--- Start of MATERIAL ---

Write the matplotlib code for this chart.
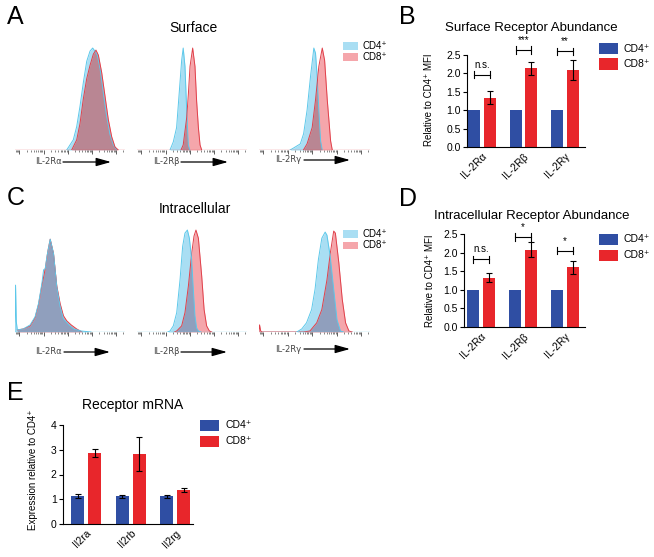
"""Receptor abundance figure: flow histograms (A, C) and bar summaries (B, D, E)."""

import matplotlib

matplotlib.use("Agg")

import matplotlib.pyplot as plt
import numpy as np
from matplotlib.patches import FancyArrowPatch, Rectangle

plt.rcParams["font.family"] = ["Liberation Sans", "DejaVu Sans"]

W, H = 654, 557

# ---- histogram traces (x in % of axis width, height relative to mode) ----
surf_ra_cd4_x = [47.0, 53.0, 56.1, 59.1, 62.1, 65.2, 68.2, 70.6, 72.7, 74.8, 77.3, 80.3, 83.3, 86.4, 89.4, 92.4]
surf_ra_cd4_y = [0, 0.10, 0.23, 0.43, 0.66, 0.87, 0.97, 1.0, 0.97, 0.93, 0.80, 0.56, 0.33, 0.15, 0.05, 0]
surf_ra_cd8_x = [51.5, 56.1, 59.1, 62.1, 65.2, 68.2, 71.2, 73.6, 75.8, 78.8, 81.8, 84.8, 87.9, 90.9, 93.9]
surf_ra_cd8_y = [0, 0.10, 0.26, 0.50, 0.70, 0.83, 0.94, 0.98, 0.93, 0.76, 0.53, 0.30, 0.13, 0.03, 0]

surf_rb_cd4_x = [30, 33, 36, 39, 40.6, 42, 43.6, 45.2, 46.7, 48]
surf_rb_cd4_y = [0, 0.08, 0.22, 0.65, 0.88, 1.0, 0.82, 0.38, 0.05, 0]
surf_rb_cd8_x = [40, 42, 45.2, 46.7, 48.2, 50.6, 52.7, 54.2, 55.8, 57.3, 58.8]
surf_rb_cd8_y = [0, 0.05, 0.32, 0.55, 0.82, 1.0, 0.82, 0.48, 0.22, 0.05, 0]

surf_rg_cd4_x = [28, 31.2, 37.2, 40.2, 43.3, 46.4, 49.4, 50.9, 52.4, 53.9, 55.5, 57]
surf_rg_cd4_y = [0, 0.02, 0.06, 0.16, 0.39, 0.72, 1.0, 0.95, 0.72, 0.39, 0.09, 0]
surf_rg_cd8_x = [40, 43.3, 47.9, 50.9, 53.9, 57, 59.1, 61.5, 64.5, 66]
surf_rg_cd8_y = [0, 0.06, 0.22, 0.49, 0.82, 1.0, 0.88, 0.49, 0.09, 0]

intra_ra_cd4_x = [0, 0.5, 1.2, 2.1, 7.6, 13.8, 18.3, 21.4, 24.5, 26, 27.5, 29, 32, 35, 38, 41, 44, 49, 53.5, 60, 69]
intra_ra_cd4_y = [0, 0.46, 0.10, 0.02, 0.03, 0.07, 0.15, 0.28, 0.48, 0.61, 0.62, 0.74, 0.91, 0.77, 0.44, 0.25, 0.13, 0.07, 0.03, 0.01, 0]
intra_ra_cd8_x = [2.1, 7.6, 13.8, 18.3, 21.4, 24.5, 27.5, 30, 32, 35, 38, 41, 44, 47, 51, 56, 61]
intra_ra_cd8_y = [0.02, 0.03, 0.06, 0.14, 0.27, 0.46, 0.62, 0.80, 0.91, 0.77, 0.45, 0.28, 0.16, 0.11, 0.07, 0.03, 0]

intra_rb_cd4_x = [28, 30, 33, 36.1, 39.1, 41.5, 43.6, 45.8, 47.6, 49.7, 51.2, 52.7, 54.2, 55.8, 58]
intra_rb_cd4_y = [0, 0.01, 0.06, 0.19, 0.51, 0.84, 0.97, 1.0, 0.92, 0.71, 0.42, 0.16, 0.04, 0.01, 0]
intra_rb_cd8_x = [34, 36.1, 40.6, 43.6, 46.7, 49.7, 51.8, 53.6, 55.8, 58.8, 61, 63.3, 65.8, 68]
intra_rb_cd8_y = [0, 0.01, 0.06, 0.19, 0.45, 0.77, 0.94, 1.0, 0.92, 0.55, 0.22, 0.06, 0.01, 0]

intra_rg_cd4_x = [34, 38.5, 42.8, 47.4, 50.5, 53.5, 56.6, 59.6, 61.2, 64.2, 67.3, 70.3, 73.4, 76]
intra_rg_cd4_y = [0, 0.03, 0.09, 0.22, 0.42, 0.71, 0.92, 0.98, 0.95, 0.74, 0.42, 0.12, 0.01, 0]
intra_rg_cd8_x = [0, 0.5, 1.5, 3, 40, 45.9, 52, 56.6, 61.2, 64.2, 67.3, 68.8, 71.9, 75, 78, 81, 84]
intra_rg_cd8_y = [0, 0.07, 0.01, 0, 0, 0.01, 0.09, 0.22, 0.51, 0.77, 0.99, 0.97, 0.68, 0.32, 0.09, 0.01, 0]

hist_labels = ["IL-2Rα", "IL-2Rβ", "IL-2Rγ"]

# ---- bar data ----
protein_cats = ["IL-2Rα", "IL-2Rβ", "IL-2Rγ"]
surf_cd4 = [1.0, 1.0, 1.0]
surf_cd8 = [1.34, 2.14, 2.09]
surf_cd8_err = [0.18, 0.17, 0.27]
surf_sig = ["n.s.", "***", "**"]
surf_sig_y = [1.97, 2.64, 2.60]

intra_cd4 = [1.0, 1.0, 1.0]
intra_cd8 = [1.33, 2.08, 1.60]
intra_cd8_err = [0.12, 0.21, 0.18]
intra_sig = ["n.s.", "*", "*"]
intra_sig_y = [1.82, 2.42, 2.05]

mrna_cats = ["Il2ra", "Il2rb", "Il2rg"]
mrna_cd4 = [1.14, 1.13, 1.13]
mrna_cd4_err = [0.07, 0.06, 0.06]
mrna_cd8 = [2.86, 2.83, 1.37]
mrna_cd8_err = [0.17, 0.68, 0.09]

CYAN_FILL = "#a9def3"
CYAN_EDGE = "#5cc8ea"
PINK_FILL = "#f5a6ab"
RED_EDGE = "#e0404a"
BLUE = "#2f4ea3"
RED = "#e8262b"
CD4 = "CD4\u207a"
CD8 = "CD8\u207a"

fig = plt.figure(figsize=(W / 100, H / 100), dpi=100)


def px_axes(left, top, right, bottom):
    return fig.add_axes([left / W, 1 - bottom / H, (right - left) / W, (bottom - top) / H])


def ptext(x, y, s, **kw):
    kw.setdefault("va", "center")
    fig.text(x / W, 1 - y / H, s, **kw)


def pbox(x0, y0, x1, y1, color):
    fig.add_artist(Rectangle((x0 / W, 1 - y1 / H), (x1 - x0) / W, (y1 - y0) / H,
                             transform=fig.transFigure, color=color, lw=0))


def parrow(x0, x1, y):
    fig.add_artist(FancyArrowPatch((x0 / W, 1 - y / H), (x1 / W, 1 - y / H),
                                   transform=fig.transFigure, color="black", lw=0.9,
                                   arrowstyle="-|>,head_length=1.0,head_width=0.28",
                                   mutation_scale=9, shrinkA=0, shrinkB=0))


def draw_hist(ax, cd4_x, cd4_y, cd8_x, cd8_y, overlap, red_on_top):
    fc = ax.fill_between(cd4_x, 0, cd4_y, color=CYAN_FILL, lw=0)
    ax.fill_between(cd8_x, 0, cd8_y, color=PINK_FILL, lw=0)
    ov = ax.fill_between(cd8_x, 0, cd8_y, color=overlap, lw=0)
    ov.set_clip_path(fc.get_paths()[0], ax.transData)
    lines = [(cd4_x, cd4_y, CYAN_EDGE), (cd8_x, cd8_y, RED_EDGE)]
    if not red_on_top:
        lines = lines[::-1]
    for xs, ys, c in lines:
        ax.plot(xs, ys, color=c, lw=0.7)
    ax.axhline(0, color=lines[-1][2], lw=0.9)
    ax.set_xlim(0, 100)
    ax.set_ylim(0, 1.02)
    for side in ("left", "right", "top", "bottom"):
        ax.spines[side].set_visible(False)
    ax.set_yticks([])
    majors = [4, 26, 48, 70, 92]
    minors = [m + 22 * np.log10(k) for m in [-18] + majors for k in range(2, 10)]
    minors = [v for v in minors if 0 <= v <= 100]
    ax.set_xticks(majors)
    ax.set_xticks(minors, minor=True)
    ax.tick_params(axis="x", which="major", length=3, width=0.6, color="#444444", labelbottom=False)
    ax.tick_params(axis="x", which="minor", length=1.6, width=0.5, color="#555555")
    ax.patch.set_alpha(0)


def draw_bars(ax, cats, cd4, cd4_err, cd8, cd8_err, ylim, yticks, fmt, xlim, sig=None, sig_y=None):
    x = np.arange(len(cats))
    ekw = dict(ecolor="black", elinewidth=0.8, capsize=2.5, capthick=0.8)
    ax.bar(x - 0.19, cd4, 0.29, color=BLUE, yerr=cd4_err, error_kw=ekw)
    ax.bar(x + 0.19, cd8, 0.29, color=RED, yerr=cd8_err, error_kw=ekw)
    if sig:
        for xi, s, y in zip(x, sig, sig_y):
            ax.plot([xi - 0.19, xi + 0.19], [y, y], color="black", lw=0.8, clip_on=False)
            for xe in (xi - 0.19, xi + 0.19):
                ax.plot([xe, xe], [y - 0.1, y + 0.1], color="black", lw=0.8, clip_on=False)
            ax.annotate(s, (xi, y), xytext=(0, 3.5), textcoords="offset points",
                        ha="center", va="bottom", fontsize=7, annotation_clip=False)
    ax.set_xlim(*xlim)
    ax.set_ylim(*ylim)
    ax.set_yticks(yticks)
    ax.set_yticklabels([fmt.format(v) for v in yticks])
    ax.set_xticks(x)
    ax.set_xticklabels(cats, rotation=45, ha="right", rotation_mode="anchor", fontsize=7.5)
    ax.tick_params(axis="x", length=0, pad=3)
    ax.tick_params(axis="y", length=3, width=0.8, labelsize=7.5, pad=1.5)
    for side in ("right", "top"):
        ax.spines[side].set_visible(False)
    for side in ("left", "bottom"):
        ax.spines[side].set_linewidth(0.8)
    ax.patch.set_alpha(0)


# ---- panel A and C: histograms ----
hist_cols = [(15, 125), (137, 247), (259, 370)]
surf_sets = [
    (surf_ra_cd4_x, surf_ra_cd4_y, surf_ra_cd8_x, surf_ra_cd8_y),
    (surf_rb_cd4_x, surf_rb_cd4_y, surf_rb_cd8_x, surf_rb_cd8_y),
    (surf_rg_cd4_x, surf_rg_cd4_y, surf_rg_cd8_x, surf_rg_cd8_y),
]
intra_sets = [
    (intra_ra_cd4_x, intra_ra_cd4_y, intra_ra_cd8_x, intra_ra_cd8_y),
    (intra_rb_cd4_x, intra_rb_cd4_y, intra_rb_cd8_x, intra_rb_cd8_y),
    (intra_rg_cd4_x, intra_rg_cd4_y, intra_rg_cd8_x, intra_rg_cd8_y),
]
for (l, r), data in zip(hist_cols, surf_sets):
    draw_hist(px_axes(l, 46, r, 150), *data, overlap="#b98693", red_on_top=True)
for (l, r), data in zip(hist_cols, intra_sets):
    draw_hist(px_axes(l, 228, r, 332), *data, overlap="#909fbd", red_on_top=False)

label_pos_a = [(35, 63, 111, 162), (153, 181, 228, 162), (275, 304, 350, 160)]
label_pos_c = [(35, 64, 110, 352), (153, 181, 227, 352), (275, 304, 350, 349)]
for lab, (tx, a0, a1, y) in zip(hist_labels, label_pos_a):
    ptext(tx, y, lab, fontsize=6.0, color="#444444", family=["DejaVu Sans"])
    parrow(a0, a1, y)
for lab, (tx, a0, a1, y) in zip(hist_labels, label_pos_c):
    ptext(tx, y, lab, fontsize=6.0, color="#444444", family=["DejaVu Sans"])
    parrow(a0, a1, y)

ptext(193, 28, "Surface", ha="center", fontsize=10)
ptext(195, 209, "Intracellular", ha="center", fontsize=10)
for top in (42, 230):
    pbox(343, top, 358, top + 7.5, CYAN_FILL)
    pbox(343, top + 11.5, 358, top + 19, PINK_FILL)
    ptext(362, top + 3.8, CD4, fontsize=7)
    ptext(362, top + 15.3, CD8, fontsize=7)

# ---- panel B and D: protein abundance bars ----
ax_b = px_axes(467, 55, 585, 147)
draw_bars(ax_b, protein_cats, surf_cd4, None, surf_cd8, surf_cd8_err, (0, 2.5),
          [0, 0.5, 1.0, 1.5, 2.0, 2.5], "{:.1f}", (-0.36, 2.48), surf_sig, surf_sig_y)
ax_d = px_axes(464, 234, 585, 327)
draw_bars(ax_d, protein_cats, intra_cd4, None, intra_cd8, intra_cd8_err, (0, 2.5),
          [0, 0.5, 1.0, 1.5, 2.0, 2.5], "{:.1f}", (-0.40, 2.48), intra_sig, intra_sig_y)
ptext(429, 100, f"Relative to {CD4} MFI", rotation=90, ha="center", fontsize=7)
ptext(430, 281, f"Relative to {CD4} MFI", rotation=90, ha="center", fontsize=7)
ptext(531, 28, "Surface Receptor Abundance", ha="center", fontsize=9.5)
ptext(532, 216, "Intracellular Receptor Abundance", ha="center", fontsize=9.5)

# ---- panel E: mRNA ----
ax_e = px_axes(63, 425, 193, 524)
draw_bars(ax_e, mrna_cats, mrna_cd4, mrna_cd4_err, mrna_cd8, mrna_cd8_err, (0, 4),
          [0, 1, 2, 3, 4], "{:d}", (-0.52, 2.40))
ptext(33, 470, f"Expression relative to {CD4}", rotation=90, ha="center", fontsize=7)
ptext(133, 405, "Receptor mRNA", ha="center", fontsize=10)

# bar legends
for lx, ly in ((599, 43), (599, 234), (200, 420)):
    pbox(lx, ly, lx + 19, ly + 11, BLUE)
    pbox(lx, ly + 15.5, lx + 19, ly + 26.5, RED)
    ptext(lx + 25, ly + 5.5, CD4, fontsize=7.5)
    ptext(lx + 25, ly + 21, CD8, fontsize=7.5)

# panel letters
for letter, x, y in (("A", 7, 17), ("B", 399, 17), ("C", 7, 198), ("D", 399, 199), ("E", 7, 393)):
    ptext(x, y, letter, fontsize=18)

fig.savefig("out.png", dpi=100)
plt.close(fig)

--- End of MATERIAL ---

• STATED GOAL: Take the material above from its first line through the line holding "W, H = 654, 557" and set it down exactly, without the pictures.

• EXERCISE OUTPUT:
Write the matplotlib code for this chart.
"""Receptor abundance figure: flow histograms (A, C) and bar summaries (B, D, E)."""

import matplotlib

matplotlib.use("Agg")

import matplotlib.pyplot as plt
import numpy as np
from matplotlib.patches import FancyArrowPatch, Rectangle

plt.rcParams["font.family"] = ["Liberation Sans", "DejaVu Sans"]

W, H = 654, 557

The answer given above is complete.